This week, we’ll be reading from Colossians. Click the scripture link to read the full chapter (Colossians is only 4 chapters long).

Colossians 2:8-14 (CEB)

See to it that nobody enslaves you with philosophy and foolish deception, which conform to human traditions and the way the world thinks and acts rather than Christ. All the fullness of deity lives in Christ’s body. And you have been filled by him, who is the head of every ruler and authority. In him you were also circumcised with a circumcision not administered by human hands. The circumcision of Christ is realized in the stripping away of the whole self dominated by sin. You were buried with him through baptism and raised with him through faith in the power of God, who raised him from the dead. When you were dead because of the things you had done wrong and because your body wasn’t circumcised, God made you alive with Christ and forgave all the things you had done wrong. He destroyed the record of the debt we owed, with its requirements that worked against us. He canceled it by nailing it to the cross. 


Reflection

There are few things more satisfying than paying off a debt. Anyone who has ever finished making payments on a credit card, car note, student loan, or mortgage knows how it feels. You are finally free. You can breathe again!

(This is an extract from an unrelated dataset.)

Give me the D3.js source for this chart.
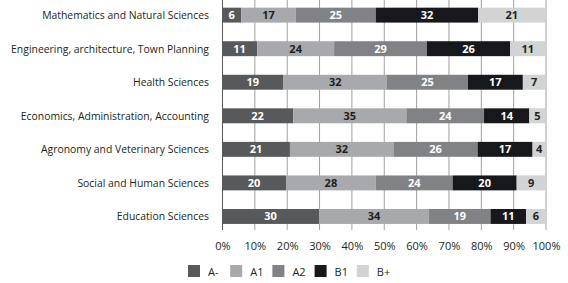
<!DOCTYPE html>
<html lang="en">
<head>
<meta charset="UTF-8"/>
<title>Levels by field of study</title>
<script src="https://d3js.org/d3.v7.min.js"></script>
<style>
	body { margin: 0; background: #fff; font-family: "Open Sans", sans-serif; }
	#chart svg { display: block; }
</style>
</head>
<body>
<div id="chart"></div>
<script>
	// categories, top to bottom
	var fields = [
		"Mathematics and Natural Sciences",
		"Engineering, architecture, Town Planning",
		"Health Sciences",
		"Economics, Administration, Accounting",
		"Agronomy and Veterinary Sciences",
		"Social and Human Sciences",
		"Education Sciences"
	];
	var levels = ["A-", "A1", "A2", "B1", "B+"];

	// one array per level, in the same order as fields
	var aMinus = [6, 11, 19, 22, 21, 20, 30];
	var a1     = [17, 24, 32, 35, 32, 28, 34];
	var a2     = [25, 29, 25, 24, 26, 24, 19];
	var b1     = [32, 26, 17, 14, 17, 20, 11];
	var bPlus  = [21, 11, 7, 5, 4, 9, 6];

	var tickValues = [0, 0.1, 0.2, 0.3, 0.4, 0.5, 0.6, 0.7, 0.8, 0.9, 1];

	var colors = ["#58595b", "#a7a9ac", "#808285", "#16181b", "#d1d3d4"];
	var textColors = ["#fff", "#231f20", "#fff", "#fff", "#231f20"];

	var w = 568, h = 283;

	// build rows, normalised so each bar fills 100%
	var rows = fields.map(function(f, i) {
		var vals = [aMinus[i], a1[i], a2[i], b1[i], bPlus[i]];
		var total = d3.sum(vals);
		var acc = 0;
		var segs = vals.map(function(v, k) {
			var s = { field: f, level: levels[k], k: k, value: v, x0: acc / total, x1: (acc + v) / total };
			acc += v;
			return s;
		});
		return { field: f, segs: segs };
	});

	var xScale = d3.scaleLinear().domain([0, 1]).range([222, 545.5]);
	var yScale = d3.scaleBand().domain(fields).range([-2.4, 234]).paddingInner(0.555).paddingOuter(0.3);

	var svg = d3.select("#chart").append("svg")
		.attr("width", w)
		.attr("height", h);

	// vertical grid lines
	svg.append("g").selectAll("line")
		.data(tickValues)
		.enter()
		.append("line")
		.attr("x1", function(d) { return xScale(d) + 0.5; })
		.attr("x2", function(d) { return xScale(d) + 0.5; })
		.attr("y1", 0)
		.attr("y2", 230)
		.attr("stroke", function(d) { return d === 0 ? "#58595b" : "#a0a0a0"; })
		.attr("stroke-width", 1);

	// bars
	var rowG = svg.append("g").selectAll("g")
		.data(rows)
		.enter()
		.append("g")
		.attr("transform", function(d) { return "translate(0," + yScale(d.field) + ")"; });

	rowG.selectAll("rect")
		.data(function(d) { return d.segs; })
		.enter()
		.append("rect")
		.attr("x", function(d) { return xScale(d.x0); })
		.attr("width", function(d) { return xScale(d.x1) - xScale(d.x0); })
		.attr("y", 0)
		.attr("height", yScale.bandwidth())
		.attr("fill", function(d) { return colors[d.k]; });

	rowG.selectAll("text")
		.data(function(d) { return d.segs; })
		.enter()
		.append("text")
		.attr("x", function(d) { return (xScale(d.x0) + xScale(d.x1)) / 2; })
		.attr("y", yScale.bandwidth() / 2 + 4)
		.attr("text-anchor", "middle")
		.attr("font-size", "11px")
		.attr("font-weight", "bold")
		.attr("fill", function(d) { return textColors[d.k]; })
		.text(function(d) { return d.value; });

	// category labels
	svg.append("g").selectAll("text")
		.data(fields)
		.enter()
		.append("text")
		.attr("x", 209)
		.attr("y", function(d) { return yScale(d) + yScale.bandwidth() / 2 + 4; })
		.attr("text-anchor", "end")
		.attr("font-size", "10.4px")
		.attr("fill", "#231f20")
		.text(function(d) { return d; });

	// x tick labels
	svg.append("g").selectAll("text")
		.data(tickValues)
		.enter()
		.append("text")
		.attr("x", function(d) { return xScale(d) + 1; })
		.attr("y", 250)
		.attr("text-anchor", "middle")
		.attr("font-size", "11px")
		.attr("fill", "#231f20")
		.text(d3.format(".0%"));

	// legend
	var leg = svg.append("g").selectAll("g")
		.data(levels)
		.enter()
		.append("g")
		.attr("transform", function(d, i) { return "translate(" + (188 + i * 42.2) + ",265)"; });
	leg.append("rect")
		.attr("width", 12)
		.attr("height", 12)
		.attr("fill", function(d, i) { return colors[i]; });
	leg.append("text")
		.attr("x", 20)
		.attr("y", 10.5)
		.attr("font-size", "11px")
		.attr("fill", "#231f20")
		.text(function(d) { return d; });
</script>
</body>
</html>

There is so much that we owe to God and to our fellow human beings. We have hurt people – sometimes the people we love most in the world. We have offended God through the things we’ve done wrong through careless, thoughtless, and self-absorbed living.

And yet, the scripture says this: all that is behind you. All that debt: forgiven. All that regret: in the past. It was all left there, nailed to a cross outside Jerusalem 2000 years before you were even born!

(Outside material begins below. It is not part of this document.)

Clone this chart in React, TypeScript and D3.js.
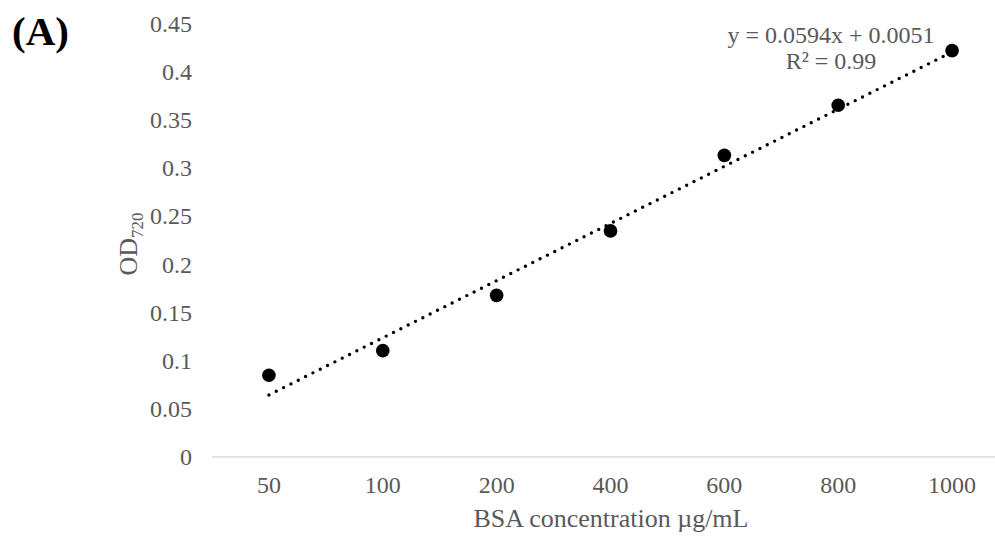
import React from "react";
import * as d3 from "d3";

// BSA standard curve, panel (A)
const categories = ["50", "100", "200", "400", "600", "800", "1000"];
const odValues = [0.085, 0.1105, 0.168, 0.235, 0.3135, 0.3655, 0.4223];
const yTicks = [0, 0.05, 0.1, 0.15, 0.2, 0.25, 0.3, 0.35, 0.4, 0.45];
const yTickLabels = ["0", "0.05", "0.1", "0.15", "0.2", "0.25", "0.3", "0.35", "0.4", "0.45"];
const trendSlope = 0.0594;
const trendIntercept = 0.0051;
const equationText = "y = 0.0594x + 0.0051";
const r2Text = "R² = 0.99";

const W = 995;
const H = 536;
const FONT = "'Liberation Serif', 'Times New Roman', serif";
const GRAY = "#595959";

const App = () => {
  const x = d3.scalePoint<string>().domain(categories).range([212, 1009]).padding(0.5);
  const y = d3.scaleLinear().domain([0, 0.45]).range([457, 24]);

  // trendline over category index 1..n (Excel style)
  const trendPts: [number, number][] = [1, categories.length].map((i) => [
    x(categories[i - 1]) as number,
    y(trendSlope * i + trendIntercept),
  ]);
  const trendPath = d3.line()(trendPts) || "";

  return (
    <svg
      width={W}
      height={H}
      style={{ position: "absolute", left: 0, top: 0, background: "#fff" }}
      fontFamily={FONT}
    >
      <rect width={W} height={H} fill="#fff" />

      {/* x axis line */}
      <line x1={212} x2={1009} y1={y(0)} y2={y(0)} stroke="#d9d9d9" strokeWidth={1.5} />

      {/* y tick labels */}
      {yTicks.map((t, i) => (
        <text key={t} x={192} y={y(t) + 8} textAnchor="end" fontSize={24} fill={GRAY}>
          {yTickLabels[i]}
        </text>
      ))}

      {/* x tick labels */}
      {categories.map((c) => (
        <text key={c} x={x(c)} y={493} textAnchor="middle" fontSize={24} fill={GRAY}>
          {c}
        </text>
      ))}

      {/* trendline */}
      <path
        d={trendPath}
        fill="none"
        stroke="#000"
        strokeWidth={3.4}
        strokeLinecap="round"
        strokeDasharray="0 8.2"
      />

      {/* data points */}
      {categories.map((c, i) => (
        <circle key={c} cx={x(c)} cy={y(odValues[i])} r={6.8} fill="#000" />
      ))}

      {/* equation */}
      <text x={831} y={43} textAnchor="middle" fontSize={24} fill={GRAY}>
        {equationText}
      </text>
      <text x={831} y={69} textAnchor="middle" fontSize={24} fill={GRAY}>
        {r2Text}
      </text>

      {/* axis titles */}
      <text x={611} y={527} textAnchor="middle" fontSize={26} fill={GRAY}>
        BSA concentration µg/mL
      </text>
      <text
        transform={`translate(137, 244) rotate(-90)`}
        textAnchor="middle"
        fontSize={26}
        fill={GRAY}
      >
        OD
        <tspan fontSize={17} dy={6}>
          720
        </tspan>
      </text>

      {/* panel label */}
      <text x={12} y={45} fontSize={41} fontWeight="bold" fill="#000">
        (A)
      </text>
    </svg>
  );
};

export default App;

Not only is the debt forgiven, but the mortgage is already burned. Any record of it has been destroyed. God holds none of it against us. Today is your fresh start.


For Pondering & Prayer

What image of forgiveness speaks to you most powerfully? Is it the mortgage burning? The indictment being nailed to the cross? Something else? It’s often true that the hardest person to forgive is yourself. When you are tempted to dwell on your past, keep coming back to that image.

We know that God forgives, instantly and immediately. People? Not so much. How does knowing God’s forgiveness encourage you to seek forgiveness from people you’ve hurt?